* **Direction**
Give back exactly the lines from the beginning of the listing below to the line holding "(health) at (1643,661)", both ends included; the pictures stay out.

━━ Dataset section

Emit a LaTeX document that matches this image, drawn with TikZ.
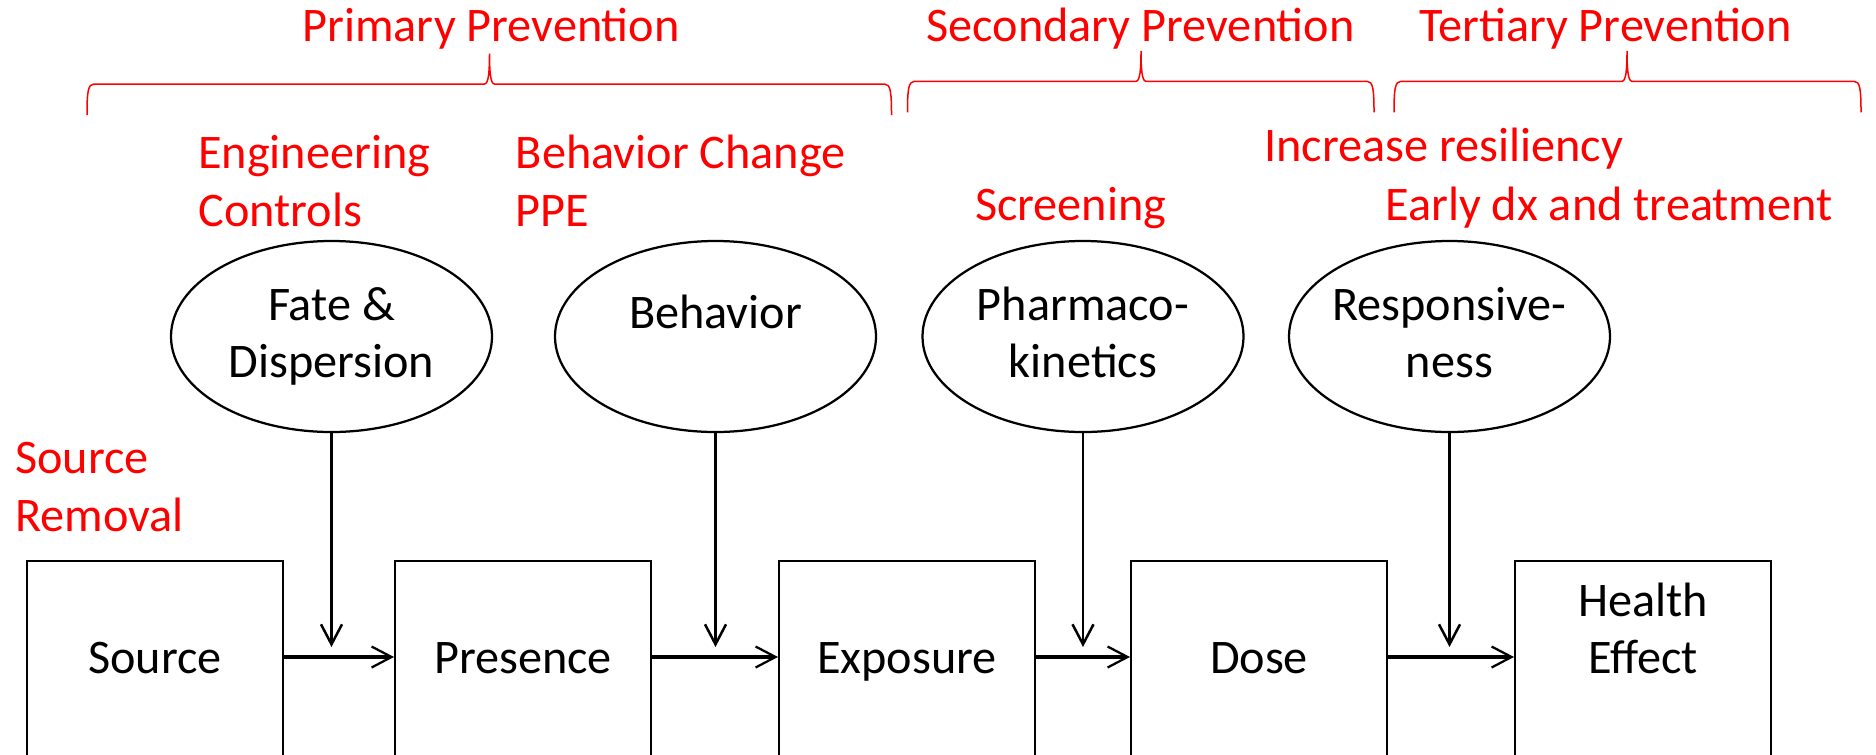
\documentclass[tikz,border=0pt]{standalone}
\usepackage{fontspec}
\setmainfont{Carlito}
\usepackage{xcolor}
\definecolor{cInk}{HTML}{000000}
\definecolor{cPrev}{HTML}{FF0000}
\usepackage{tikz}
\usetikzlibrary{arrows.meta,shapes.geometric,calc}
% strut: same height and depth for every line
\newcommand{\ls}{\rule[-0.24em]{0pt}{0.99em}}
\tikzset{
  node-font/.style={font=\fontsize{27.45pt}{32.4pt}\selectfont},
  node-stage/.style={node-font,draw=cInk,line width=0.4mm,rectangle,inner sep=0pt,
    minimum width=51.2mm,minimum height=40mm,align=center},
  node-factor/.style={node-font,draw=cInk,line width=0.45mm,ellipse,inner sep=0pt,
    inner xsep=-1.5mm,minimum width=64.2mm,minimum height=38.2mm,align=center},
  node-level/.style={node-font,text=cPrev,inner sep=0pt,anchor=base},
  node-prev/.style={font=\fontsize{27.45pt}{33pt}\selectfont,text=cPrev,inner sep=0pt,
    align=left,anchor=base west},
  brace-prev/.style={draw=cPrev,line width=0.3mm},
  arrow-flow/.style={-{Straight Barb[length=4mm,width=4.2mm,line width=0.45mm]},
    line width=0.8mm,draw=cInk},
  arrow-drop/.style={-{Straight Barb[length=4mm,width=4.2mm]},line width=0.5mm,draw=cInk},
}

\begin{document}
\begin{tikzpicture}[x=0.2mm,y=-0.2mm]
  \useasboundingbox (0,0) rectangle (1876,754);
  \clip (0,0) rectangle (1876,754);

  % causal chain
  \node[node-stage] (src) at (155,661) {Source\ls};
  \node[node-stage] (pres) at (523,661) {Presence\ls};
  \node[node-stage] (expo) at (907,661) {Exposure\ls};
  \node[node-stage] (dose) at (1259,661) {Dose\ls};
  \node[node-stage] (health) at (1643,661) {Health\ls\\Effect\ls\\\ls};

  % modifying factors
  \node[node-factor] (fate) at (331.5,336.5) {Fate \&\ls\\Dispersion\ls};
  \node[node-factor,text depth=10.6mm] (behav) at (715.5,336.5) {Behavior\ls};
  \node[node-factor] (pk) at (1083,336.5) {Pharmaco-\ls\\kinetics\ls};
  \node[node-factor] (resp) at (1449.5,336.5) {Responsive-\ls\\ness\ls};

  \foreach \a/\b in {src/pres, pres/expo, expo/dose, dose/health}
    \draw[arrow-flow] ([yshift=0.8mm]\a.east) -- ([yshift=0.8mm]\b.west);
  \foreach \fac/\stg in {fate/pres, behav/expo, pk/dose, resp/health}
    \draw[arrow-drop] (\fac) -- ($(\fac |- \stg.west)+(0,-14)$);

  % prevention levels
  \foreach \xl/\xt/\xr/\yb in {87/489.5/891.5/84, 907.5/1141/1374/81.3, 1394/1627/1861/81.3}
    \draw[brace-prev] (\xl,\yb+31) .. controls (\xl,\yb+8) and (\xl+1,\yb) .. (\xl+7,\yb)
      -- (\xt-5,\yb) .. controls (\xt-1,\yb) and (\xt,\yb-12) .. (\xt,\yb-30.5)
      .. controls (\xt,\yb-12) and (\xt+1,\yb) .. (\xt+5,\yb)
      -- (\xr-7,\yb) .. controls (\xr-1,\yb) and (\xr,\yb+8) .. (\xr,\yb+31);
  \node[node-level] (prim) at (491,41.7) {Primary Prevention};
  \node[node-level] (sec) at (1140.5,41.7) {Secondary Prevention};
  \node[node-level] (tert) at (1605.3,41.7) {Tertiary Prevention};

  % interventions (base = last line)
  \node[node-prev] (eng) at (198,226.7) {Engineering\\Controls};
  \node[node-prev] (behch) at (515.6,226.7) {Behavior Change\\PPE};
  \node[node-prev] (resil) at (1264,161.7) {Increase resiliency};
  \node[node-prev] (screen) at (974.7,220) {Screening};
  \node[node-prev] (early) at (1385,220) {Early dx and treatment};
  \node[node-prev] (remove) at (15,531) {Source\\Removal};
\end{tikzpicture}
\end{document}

━━━━

* **Response**
Emit a LaTeX document that matches this image, drawn with TikZ.
\documentclass[tikz,border=0pt]{standalone}
\usepackage{fontspec}
\setmainfont{Carlito}
\usepackage{xcolor}
\definecolor{cInk}{HTML}{000000}
\definecolor{cPrev}{HTML}{FF0000}
\usepackage{tikz}
\usetikzlibrary{arrows.meta,shapes.geometric,calc}
% strut: same height and depth for every line
\newcommand{\ls}{\rule[-0.24em]{0pt}{0.99em}}
\tikzset{
  node-font/.style={font=\fontsize{27.45pt}{32.4pt}\selectfont},
  node-stage/.style={node-font,draw=cInk,line width=0.4mm,rectangle,inner sep=0pt,
    minimum width=51.2mm,minimum height=40mm,align=center},
  node-factor/.style={node-font,draw=cInk,line width=0.45mm,ellipse,inner sep=0pt,
    inner xsep=-1.5mm,minimum width=64.2mm,minimum height=38.2mm,align=center},
  node-level/.style={node-font,text=cPrev,inner sep=0pt,anchor=base},
  node-prev/.style={font=\fontsize{27.45pt}{33pt}\selectfont,text=cPrev,inner sep=0pt,
    align=left,anchor=base west},
  brace-prev/.style={draw=cPrev,line width=0.3mm},
  arrow-flow/.style={-{Straight Barb[length=4mm,width=4.2mm,line width=0.45mm]},
    line width=0.8mm,draw=cInk},
  arrow-drop/.style={-{Straight Barb[length=4mm,width=4.2mm]},line width=0.5mm,draw=cInk},
}

\begin{document}
\begin{tikzpicture}[x=0.2mm,y=-0.2mm]
  \useasboundingbox (0,0) rectangle (1876,754);
  \clip (0,0) rectangle (1876,754);

  % causal chain
  \node[node-stage] (src) at (155,661) {Source\ls};
  \node[node-stage] (pres) at (523,661) {Presence\ls};
  \node[node-stage] (expo) at (907,661) {Exposure\ls};
  \node[node-stage] (dose) at (1259,661) {Dose\ls};
  \node[node-stage] (health) at (1643,661) {Health\ls\\Effect\ls\\\ls};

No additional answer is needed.